Gazi Mustafa Kemal’in hayallerini gerçekleştirmiş bir kadro olarak Türkiye Yüzyılı vizyonuyla Cumhuriyetimizin ikinci asrına girmiş bulunuyoruz. Cumhuriyetimizi daha nice yıllara çok daha güçlü, çok daha müreffeh, çok daha itibarlı bir şekilde taşıma azmindeyiz. Önümüzdeki dönemde en büyük hedefimizi demokrasimizi darbe anayasası utancından kurtarıp, Cumhuriyetimizin 100. yaşına yakışır, sivil, özgürlükçü ve kuşatıcı bir anayasaya kavuşturmaktır. İnşallah diğer hedeflerimiz gibi buna da muvaffak olacağız çünkü ‘zafer benimdir’ diyenlerindir, zafer. Bugüne kadar hep bu anlayışla çalıştık, gayret ettik, mücadele verdik. Asrın ihaneti 15 Temmuz’dan asrın felaketi 6 Şubat depremlerine kadar karşılaştığımız tüm imtihanları alnımızın akıyla verdik, veriyoruz. Tarihi, eşsiz zaferlerle dolu büyük bir milletin evlatları olarak Türkiye Yüzyılı vizyonumuzu hayata geçirmekte de kararlıyız. Cumhuriyetimizin 100. yaşını kutladığımız bu tarihi günde bir kez daha tüm dünyaya Vahdettin Köşkü’nden ilan ediyoruz.
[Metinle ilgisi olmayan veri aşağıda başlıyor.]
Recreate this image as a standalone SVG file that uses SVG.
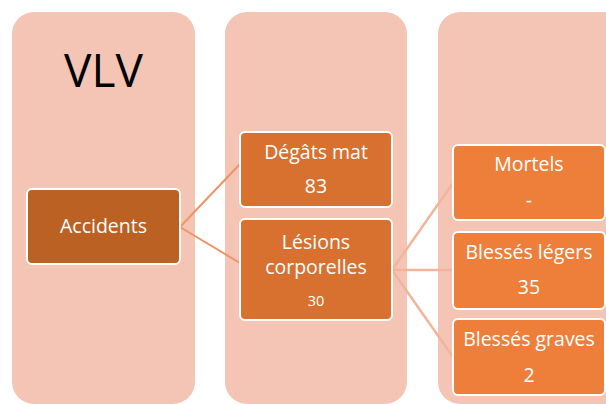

Türkiye Cumhuriyeti’nin mesut, muvaffak ve muzaffer olmasının önüne hiçbir emperyalist güç geçemeyecektir. Yeter ki; biz bir olmaya, iri olmaya, diri olmaya, kardeş olmaya, hep birlikte Türkiye olmaya devam edelim. Yeter ki biz tek millet, tek bayrak, tek vatan, tek devlet diyerek ifade ettiğimiz duruşumuzdan taviz vermeyelim. Gerisi Allah’ın izniyle gelecektir. Rabbim yar ve yardımcımız olsun. Bu ülkenin Cumhurbaşkanı olarak 40 yılı aşkın siyasi hayatımızın her safhasında olduğu gibi inşallah bundan sonra da Türkiye’ye ve Türk milletine aşkla hizmet etmeyi sürdüreceğiz.
Bu duygularla, Cumhuriyetimizin banisi Gazi Mustafa Kemal Atatürk başta olmak üzere, İstiklal ve İstikbal mücadelemizin tüm kahramanlarını bir kez daha saygıyla yad ediyorum. Bin yıldır bu toprakların vatanımız olması için hiçbir fedakarlıktan kaçınmayan tüm kahramanlarımıza Allah’tan rahmet diliyorum.
Farklı etkinliklerle bu önemli yıl dönümünün hak ettiği şekilde kutlanmasını sağlayan tüm arkadaşlarımıza, tüm kurumlarımıza teşekkür ediyorum. Cumhuriyetimizin 100. Yılı kutlu olsun, şehitlerimizin ruhu şad olsun.”